■ **Prompt**:
Produce an exact transcription of the listing below, omitting the pictures.
## start
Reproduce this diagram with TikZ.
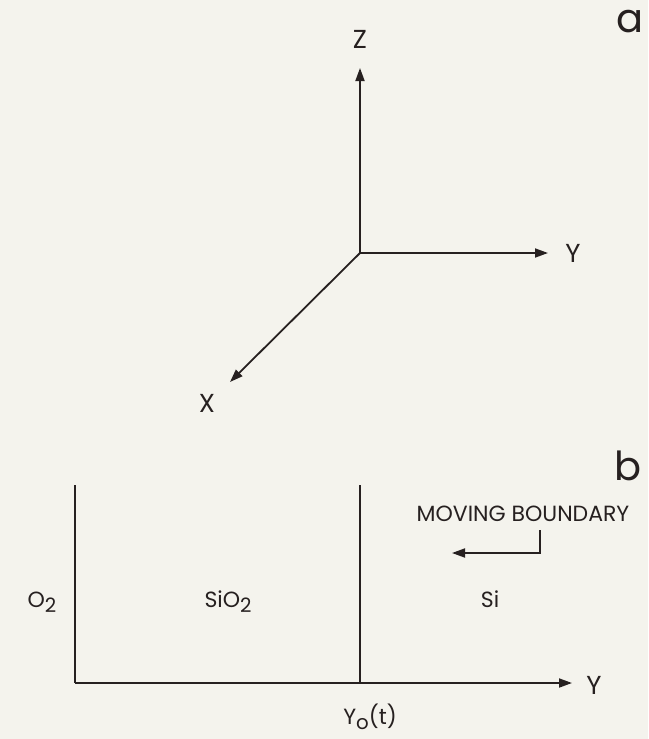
\documentclass[tikz,border=0pt]{standalone}
\usepackage{fontspec}
\setmainfont{Poppins}
\usetikzlibrary{arrows.meta}
\definecolor{paper}{RGB}{244,243,237}
\definecolor{ink}{RGB}{38,32,32}
\newcommand{\lowsub}[1]{\raisebox{-0.45ex}{\scalebox{0.9}{#1}}}
\begin{document}
\begin{tikzpicture}[x=1pt,y=-1pt,
  ax/.style={ink,line width=1.8pt,-{Triangle[length=13pt,width=9pt]}},
  ln/.style={ink,line width=1.8pt},
  lbl/.style={text=ink,font=\fontsize{26}{28}\selectfont,inner sep=0pt},
  txt/.style={text=ink,font=\fontsize{22}{24}\selectfont,inner sep=0pt},
  big/.style={text=ink,font=\fontsize{40}{42}\selectfont,inner sep=0pt}]
\useasboundingbox[fill=paper] (0,0) rectangle (648,739);
% part a
\node[big] (la) at (630,22) {a};
\coordinate (o) at (360,253);
\coordinate (zt) at (360,68);
\coordinate (yt) at (548,253);
\coordinate (xt) at (230,382);
\draw[ax] (o) -- (zt);
\draw[ax] (o) -- (yt);
\draw[ax] (o) -- (xt);
\node[lbl] (lz) at (360,39) {Z};
\node[lbl] (ly) at (573,253) {Y};
\node[lbl] (lx) at (207,403) {X};
% part b
\node[big] (lb) at (628,466) {b};
\coordinate (l1) at (75,485);
\coordinate (l0) at (75,683);
\coordinate (m1) at (360,485);
\coordinate (m0) at (360,683);
\coordinate (bt) at (572,683);
\draw[ln] (l1) -- (l0);
\draw[ln] (m1) -- (m0);
\draw[ax] (l0) -- (bt);
\node[lbl] (lby) at (594,685) {Y};
\node[txt,anchor=base] (y0) at (370,724) {Y\lowsub{o}(t)};
\node[txt,anchor=base] (o2) at (42,607) {O\lowsub{2}};
\node[txt,anchor=base] (sio2) at (228,607) {SiO\lowsub{2}};
\node[txt,anchor=base] (si) at (490,607) {Si};
\node[txt] (mb) at (523,514) {MOVING BOUNDARY};
\coordinate (h0) at (540,530);
\coordinate (h1) at (540,553);
\coordinate (h2) at (452,553);
\draw[ln,-{Triangle[length=13pt,width=9pt]}] (h0) -- (h1) -- (h2);
\end{tikzpicture}
\end{document}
## end
■ **Exercise answer**:
Reproduce this diagram with TikZ.
\documentclass[tikz,border=0pt]{standalone}
\usepackage{fontspec}
\setmainfont{Poppins}
\usetikzlibrary{arrows.meta}
\definecolor{paper}{RGB}{244,243,237}
\definecolor{ink}{RGB}{38,32,32}
\newcommand{\lowsub}[1]{\raisebox{-0.45ex}{\scalebox{0.9}{#1}}}
\begin{document}
\begin{tikzpicture}[x=1pt,y=-1pt,
  ax/.style={ink,line width=1.8pt,-{Triangle[length=13pt,width=9pt]}},
  ln/.style={ink,line width=1.8pt},
  lbl/.style={text=ink,font=\fontsize{26}{28}\selectfont,inner sep=0pt},
  txt/.style={text=ink,font=\fontsize{22}{24}\selectfont,inner sep=0pt},
  big/.style={text=ink,font=\fontsize{40}{42}\selectfont,inner sep=0pt}]
\useasboundingbox[fill=paper] (0,0) rectangle (648,739);
% part a
\node[big] (la) at (630,22) {a};
\coordinate (o) at (360,253);
\coordinate (zt) at (360,68);
\coordinate (yt) at (548,253);
\coordinate (xt) at (230,382);
\draw[ax] (o) -- (zt);
\draw[ax] (o) -- (yt);
\draw[ax] (o) -- (xt);
\node[lbl] (lz) at (360,39) {Z};
\node[lbl] (ly) at (573,253) {Y};
\node[lbl] (lx) at (207,403) {X};
% part b
\node[big] (lb) at (628,466) {b};
\coordinate (l1) at (75,485);
\coordinate (l0) at (75,683);
\coordinate (m1) at (360,485);
\coordinate (m0) at (360,683);
\coordinate (bt) at (572,683);
\draw[ln] (l1) -- (l0);
\draw[ln] (m1) -- (m0);
\draw[ax] (l0) -- (bt);
\node[lbl] (lby) at (594,685) {Y};
\node[txt,anchor=base] (y0) at (370,724) {Y\lowsub{o}(t)};
\node[txt,anchor=base] (o2) at (42,607) {O\lowsub{2}};
\node[txt,anchor=base] (sio2) at (228,607) {SiO\lowsub{2}};
\node[txt,anchor=base] (si) at (490,607) {Si};
\node[txt] (mb) at (523,514) {MOVING BOUNDARY};
\coordinate (h0) at (540,530);
\coordinate (h1) at (540,553);
\coordinate (h2) at (452,553);
\draw[ln,-{Triangle[length=13pt,width=9pt]}] (h0) -- (h1) -- (h2);
\end{tikzpicture}
\end{document}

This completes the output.